I'd be shipping condoms in bulk to AIDS-ravaged countries...and working with charities from Amnesty International to WaterAid.

Sex and intimacy would be de-stigmatised. There would be a rigorous pre-marriage counselling programme - none of the c**p I've witnessed where a priest doesn't want to do the real thing because, well, 'sex is dirty, and anyway, marriage is really second to my perfect celibate life.' (I'd hand you the bucket, but I'm using it.) Give me a penny for the number of times I've heard, "I give them 5 years, tops," come out of a priest's mouth, and I'd never need to work again.

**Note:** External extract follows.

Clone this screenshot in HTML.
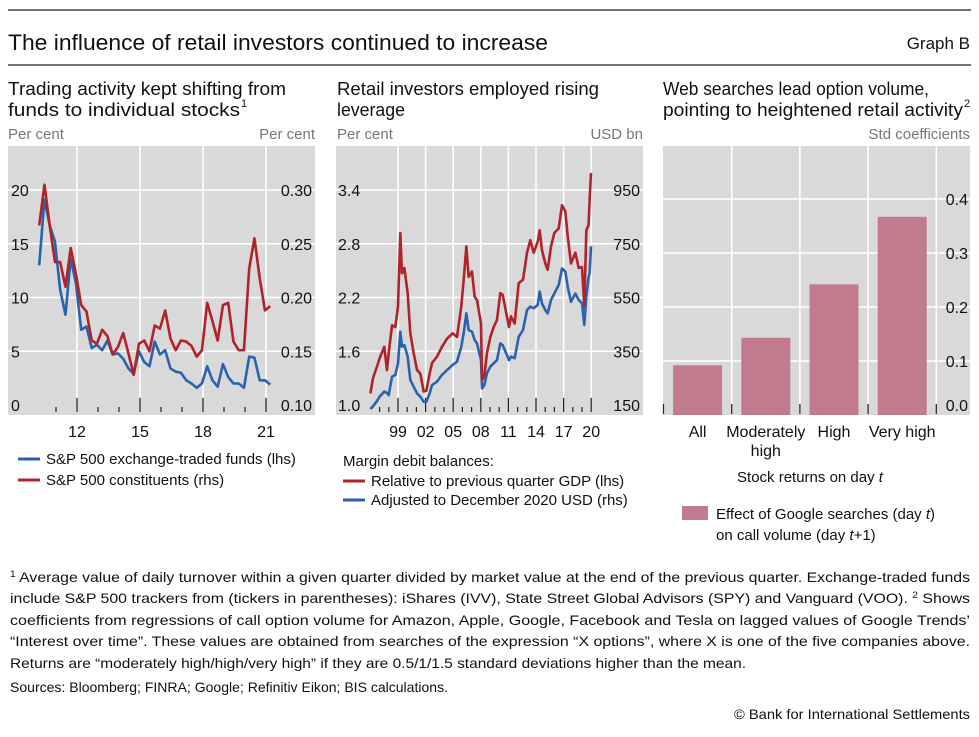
<!DOCTYPE html>
<html><head><meta charset="utf-8"><style>
body{margin:0;background:#fff}
svg{display:block;font-family:"Liberation Sans",sans-serif}
</style></head><body>
<svg id="s" width="979" height="737" viewBox="0 0 979 737" xmlns="http://www.w3.org/2000/svg">
<line x1="8" y1="10" x2="971" y2="10" stroke="#222" stroke-width="1.2"/>
<text x="8" y="50" font-size="22" textLength="540" lengthAdjust="spacingAndGlyphs" fill="#111">The influence of retail investors continued to increase</text>
<text x="970" y="49" font-size="17" text-anchor="end" fill="#111">Graph B</text>
<line x1="8" y1="65" x2="971" y2="65" stroke="#222" stroke-width="1.2"/>

<g font-size="18" fill="#111">
<text x="8" y="95" textLength="278" lengthAdjust="spacingAndGlyphs">Trading activity kept shifting from</text>
<text x="8" y="116" textLength="232" lengthAdjust="spacingAndGlyphs">funds to individual stocks</text>
<text x="241" y="107" font-size="11">1</text>
<text x="337" y="95" textLength="262" lengthAdjust="spacingAndGlyphs">Retail investors employed rising</text>
<text x="337" y="116" textLength="68" lengthAdjust="spacingAndGlyphs">leverage</text>
<text x="663" y="95" textLength="266" lengthAdjust="spacingAndGlyphs">Web searches lead option volume,</text>
<text x="663" y="116" textLength="300" lengthAdjust="spacingAndGlyphs">pointing to heightened retail activity</text>
<text x="964" y="107" font-size="11">2</text>
</g>
<g font-size="15" fill="#777">
<text x="8" y="139">Per cent</text>
<text x="315" y="139" text-anchor="end">Per cent</text>
<text x="337" y="139">Per cent</text>
<text x="643" y="139" text-anchor="end">USD bn</text>
<text x="970" y="139" text-anchor="end">Std coefficients</text>
</g>
<g id="p1"></g>
<g id="p2"></g>
<g id="p3"></g>

<g font-size="15" fill="#111">
<line x1="18" y1="459" x2="40" y2="459" stroke="#2a62b0" stroke-width="3"/>
<text x="46" y="464">S&amp;P 500 exchange-traded funds (lhs)</text>
<line x1="18" y1="480" x2="40" y2="480" stroke="#b0232a" stroke-width="3"/>
<text x="46" y="485">S&amp;P 500 constituents (rhs)</text>
<text x="343" y="466">Margin debit balances:</text>
<line x1="343" y1="481" x2="365" y2="481" stroke="#b0232a" stroke-width="3"/>
<text x="371" y="486">Relative to previous quarter GDP (lhs)</text>
<line x1="343" y1="500" x2="365" y2="500" stroke="#2a62b0" stroke-width="3"/>
<text x="371" y="505">Adjusted to December 2020 USD (rhs)</text>
<text x="810" y="482" text-anchor="middle">Stock returns on day <tspan font-style="italic">t</tspan></text>
<rect x="682" y="506" width="26" height="14" fill="#c27b8e"/>
<text x="716" y="519">Effect of Google searches (day <tspan font-style="italic">t</tspan>)</text>
<text x="716" y="540">on call volume (day <tspan font-style="italic">t</tspan>+1)</text>
</g>

<g font-size="14" fill="#111">
<text x="10" y="582" textLength="960" lengthAdjust="spacingAndGlyphs"><tspan font-size="9" dy="-5">1</tspan><tspan dy="5">  Average value of daily turnover within a given quarter divided by market value at the end of the previous quarter. Exchange-traded funds</tspan></text>
<text x="10" y="603" textLength="960" lengthAdjust="spacingAndGlyphs">include S&amp;P 500 trackers from (tickers in parentheses): iShares (IVV), State Street Global Advisors (SPY) and Vanguard (VOO).  <tspan font-size="9" dy="-5">2</tspan><tspan dy="5"> Shows</tspan></text>
<text x="10" y="625" textLength="960" lengthAdjust="spacingAndGlyphs">coefficients from regressions of call option volume for Amazon, Apple, Google, Facebook and Tesla on lagged values of Google Trends’</text>
<text x="10" y="646" textLength="960" lengthAdjust="spacingAndGlyphs">“Interest over time”. These values are obtained from searches of the expression “X options”, where X is one of the five companies above.</text>
<text x="10" y="668" textLength="736" lengthAdjust="spacingAndGlyphs">Returns are “moderately high/high/very high” if they are 0.5/1/1.5 standard deviations higher than the mean.</text>
<text x="10" y="692" textLength="438" lengthAdjust="spacingAndGlyphs">Sources: Bloomberg; FINRA; Google; Refinitiv Eikon; BIS calculations.</text>
<text x="970" y="719" text-anchor="end" textLength="236" lengthAdjust="spacingAndGlyphs">© Bank for International Settlements</text>
</g>
</svg>
<script>
// Panel 1 data (quarterly from 2010.2)
const p1Start = 2010.2;
const p1Etf = [13.0,19.1,16.7,15.2,10.7,8.4,13.6,11.3,7.0,7.3,5.3,5.6,5.1,6.0,4.7,4.8,4.3,3.4,2.9,5.0,4.0,3.6,5.9,4.7,5.1,3.4,3.1,3.0,2.3,2.0,1.6,2.0,3.6,2.3,1.7,3.8,2.6,2.0,2.0,1.6,4.5,4.4,2.3,2.3,1.9];
const p1Const = [0.267,0.305,0.267,0.233,0.233,0.210,0.246,0.222,0.193,0.187,0.160,0.157,0.170,0.164,0.147,0.154,0.167,0.148,0.128,0.157,0.160,0.150,0.174,0.171,0.188,0.162,0.151,0.160,0.159,0.155,0.145,0.151,0.195,0.178,0.160,0.193,0.195,0.159,0.151,0.151,0.227,0.255,0.218,0.188,0.192];
const p1LeftTicks = [0,5,10,15,20];
const p1RightTicks = ["0.10","0.15","0.20","0.25","0.30"];
const p1XLabels = [12,15,18,21];
// Panel 2 data
const p2Years = [1996.0,1996.28,1996.72,1997.0,1997.51,1997.8,1997.99,1998.35,1998.71,1999.0,1999.25,1999.43,1999.69,2000.05,2000.34,2000.7,2001.07,2001.43,2001.79,2002.08,2002.44,2002.7,2003.24,2003.78,2004.33,2004.94,2005.41,2005.88,2006.14,2006.43,2006.68,2007.04,2007.33,2007.59,2008.02,2008.13,2008.38,2008.67,2009.04,2009.4,2009.76,2010.12,2010.38,2011.07,2011.28,2011.68,2012.12,2012.59,2013.02,2013.38,2013.75,2014.18,2014.4,2014.65,2015.01,2015.27,2015.63,2015.99,2016.46,2016.83,2017.19,2017.45,2017.8,2018.28,2018.64,2019.0,2019.25,2019.47,2019.72,2019.83,2019.98];
const p2Gdp = [1.13,1.30,1.43,1.52,1.65,1.39,1.58,1.89,1.87,2.10,2.92,2.47,2.53,2.25,1.80,1.58,1.39,1.35,1.15,1.16,1.35,1.47,1.54,1.65,1.74,1.80,1.76,2.10,2.40,2.77,2.43,2.49,2.21,2.17,1.91,1.28,1.32,1.58,1.76,1.87,1.95,2.25,2.23,1.87,1.99,1.91,2.36,2.40,2.70,2.84,2.70,2.82,2.95,2.73,2.58,2.51,2.77,2.92,2.97,3.23,3.16,2.88,2.58,2.70,2.53,2.54,2.10,2.95,3.01,3.29,3.59];
const p2Usd = [135,145,165,181,200,195,187,255,262,305,423,367,373,330,243,218,193,181,162,162,193,224,237,262,280,299,311,367,417,491,429,423,392,379,317,212,224,268,293,305,317,379,373,317,330,324,404,429,503,516,510,522,572,528,503,491,541,565,596,658,646,590,534,565,541,528,448,553,627,640,741];
const p2LeftTicks = ["1.0","1.6","2.2","2.8","3.4"];
const p2RightTicks = [150,350,550,750,950];
const p2XLabels = ["99","02","05","08","11","14","17","20"];
// Panel 3 data
const p3Cats = ["All","Moderately|high","High","Very high"];
const p3Vals = [0.092,0.143,0.242,0.367];
const p3Ticks = ["0.0","0.1","0.2","0.3","0.4"];

const NS="http://www.w3.org/2000/svg";
function mk(parent,tag,attrs,txt){const e=document.createElementNS(NS,tag);for(const k in attrs)e.setAttribute(k,attrs[k]);if(txt!==undefined)e.textContent=txt;parent.appendChild(e);return e;}

// ---- Panel 1
(function(){
const g=document.getElementById('p1');
const X0=8,X1=315,T=146,B=415;
const xs=yr=>77+(yr-2012)*21;
const yl=v=>405-v*(215/20);
const yr_=v=>405-(v-0.10)*(215/0.20);
const bg=mk(g,'rect',{x:X0,y:T,width:X1-X0,height:B-T,fill:'#d9d9d9'});


p1LeftTicks.forEach((v,i)=>{
 const y=yl(v);
 if(i>0){const l=mk(g,'line',{x1:X0,x2:X1,y1:y,y2:y,stroke:'#fff','stroke-width':1.5});
 
 }
 const t=mk(g,'text',{x:11,y:y+6,'font-size':16,fill:'#111'},v);
 
 
 const t2=mk(g,'text',{x:312,y:y+6,'font-size':16,fill:'#111','text-anchor':'end'},p1RightTicks[i]);
 
 
});
p1XLabels.forEach(v=>{
 const x=xs(2000+v);
 const l=mk(g,'line',{x1:x,x2:x,y1:T,y2:B-18,stroke:'#fff','stroke-width':1.5});
 
 
 const t=mk(g,'text',{x:x,y:437,'font-size':16,fill:'#111','text-anchor':'middle'},v);
 
 
});
for(let yr=2011;yr<=2021;yr++){
 const major=(yr-2012)%3===0;
 const x=xs(yr);
 const tk=mk(g,'line',{x1:x,x2:x,y1:major?398:407,y2:412,stroke:'#222','stroke-width':1.2});
 
 
}
const xq=i=>xs(p1Start+0.25*i);
const pe=mk(g,'polyline',{points:p1Etf.map((v,i)=>xq(i)+','+yl(v)).join(' '),fill:'none',stroke:'#2a62b0','stroke-width':2.6,'stroke-linejoin':'round'});


const pc=mk(g,'polyline',{points:p1Const.map((v,i)=>xq(i)+','+yr_(v)).join(' '),fill:'none',stroke:'#b0232a','stroke-width':2.6,'stroke-linejoin':'round'});


})();

// ---- Panel 2
(function(){
const g=document.getElementById('p2');
const X0=336,X1=643,T=146,B=415;
const xs=yr=>398+(yr-1999)*9.2;
const yl=v=>405-(v-1.0)*(215/2.4);
const yr_=v=>405-(v-150)*(215/800);
const bg=mk(g,'rect',{x:X0,y:T,width:X1-X0,height:B-T,fill:'#d9d9d9'});


p2LeftTicks.forEach((v,i)=>{
 const y=yl(parseFloat(v));
 if(i>0){const l=mk(g,'line',{x1:X0,x2:X1,y1:y,y2:y,stroke:'#fff','stroke-width':1.5});
 
 }
 const t=mk(g,'text',{x:338,y:y+6,'font-size':16,fill:'#111'},v);
 
 
 const t2=mk(g,'text',{x:640,y:y+6,'font-size':16,fill:'#111','text-anchor':'end'},p2RightTicks[i]);
 
 
});
p2XLabels.forEach(v=>{
 const n=parseInt(v,10);const yr=n>50?1900+n:2000+n;
 const x=xs(yr);
 const l=mk(g,'line',{x1:x,x2:x,y1:T,y2:B-18,stroke:'#fff','stroke-width':1.5});
 
 
 const t=mk(g,'text',{x:x,y:437,'font-size':16,fill:'#111','text-anchor':'middle'},v);
 
 
});
for(let yr=1997;yr<=2020;yr++){
 const major=(yr-1999)%3===0;
 const x=xs(yr);
 const tk=mk(g,'line',{x1:x,x2:x,y1:major?398:407,y2:412,stroke:'#222','stroke-width':1.2});
 
 
}
const pb=mk(g,'polyline',{points:p2Usd.map((v,i)=>xs(p2Years[i])+','+yr_(v)).join(' '),fill:'none',stroke:'#2a62b0','stroke-width':2.6,'stroke-linejoin':'round'});


const pr=mk(g,'polyline',{points:p2Gdp.map((v,i)=>xs(p2Years[i])+','+yl(v)).join(' '),fill:'none',stroke:'#b0232a','stroke-width':2.6,'stroke-linejoin':'round'});


})();

// ---- Panel 3
(function(){
const g=document.getElementById('p3');
const X0=663,X1=970,T=146,B=415;
const bandW=68.2, left=663.5;
const ys=v=>415-v*540;
const bg=mk(g,'rect',{x:X0,y:T,width:X1-X0,height:B-T,fill:'#d9d9d9'});


p3Ticks.forEach((v,i)=>{
 const y=ys(parseFloat(v));
 if(i>0){const l=mk(g,'line',{x1:X0,x2:X1,y1:y,y2:y,stroke:'#fff','stroke-width':1.5});
 
 }
 const t=mk(g,'text',{x:968,y:y+(i===0?-4:6),'font-size':16,fill:'#111','text-anchor':'end'},v);
 
 
});
for(let i=0;i<=p3Cats.length;i++){
 const x=left+i*bandW;
 if(i>0){const l=mk(g,'line',{x1:x,x2:x,y1:T,y2:B-10,stroke:'#fff','stroke-width':1.5});
 
 }
 const tk=mk(g,'line',{x1:x,x2:x,y1:404,y2:414,stroke:'#222','stroke-width':1.2});
 
 
}
p3Cats.forEach((c,i)=>{
 const cx=left+(i+0.5)*bandW;
 const r=mk(g,'rect',{x:cx-24.5,y:ys(p3Vals[i]),width:49,height:415-ys(p3Vals[i]),fill:'#c27b8e'});
 
 
 c.split('|').forEach((ln,j)=>{
  const t=mk(g,'text',{x:cx,y:437+j*19,'font-size':16,fill:'#111','text-anchor':'middle'},ln);
  
  
 });
});
})();
</script>
</body></html>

You're supposed to believe it's a SACRAMENT, you lazy smartass. If you did your job properly and cared more about their lives than your office or the money you were getting, they might be in the right place right now: counselling or broken up, rather than all dolled up in your church, a tragedy waiting to happen. Marriage is a sacrament, sex is holy - the church needs to stop claiming that's what it believes and needs to start ACTING like that's what it believes.

Birth control? Yeah, I'd be teaching that. No couple should have to make the choice between having more children than they can love and support and the ultimate physical expression of their love and unity. Premarital sex? Yes, but I'd make sure you learned that you don't have to if you don't want to - come to it in love and whole, don't do it TO BE LOVED and TO BECOME WHOLE.

Above all, we'd be proclaiming love, tolerance, justice and the pursuit of truth from the rooftops. And helping everyone else to scramble on. No us and them. Never again.

We'd be a truly Catholic Church.

After all, there are really only a few basic principles to live by, whatever you believe: Love as much and as hard as you can; be the voice for the voiceless and protect the vulnerable; give generously and without thought of return...

but it really comes down to this: we are all One in God, which makes every ONE of us holy.

It's time we got off our knees and started acting like it.

As pope, my manifesto would be simple (though the above would be a few of many ways to express it):

Let us build a republic of heaven on Earth.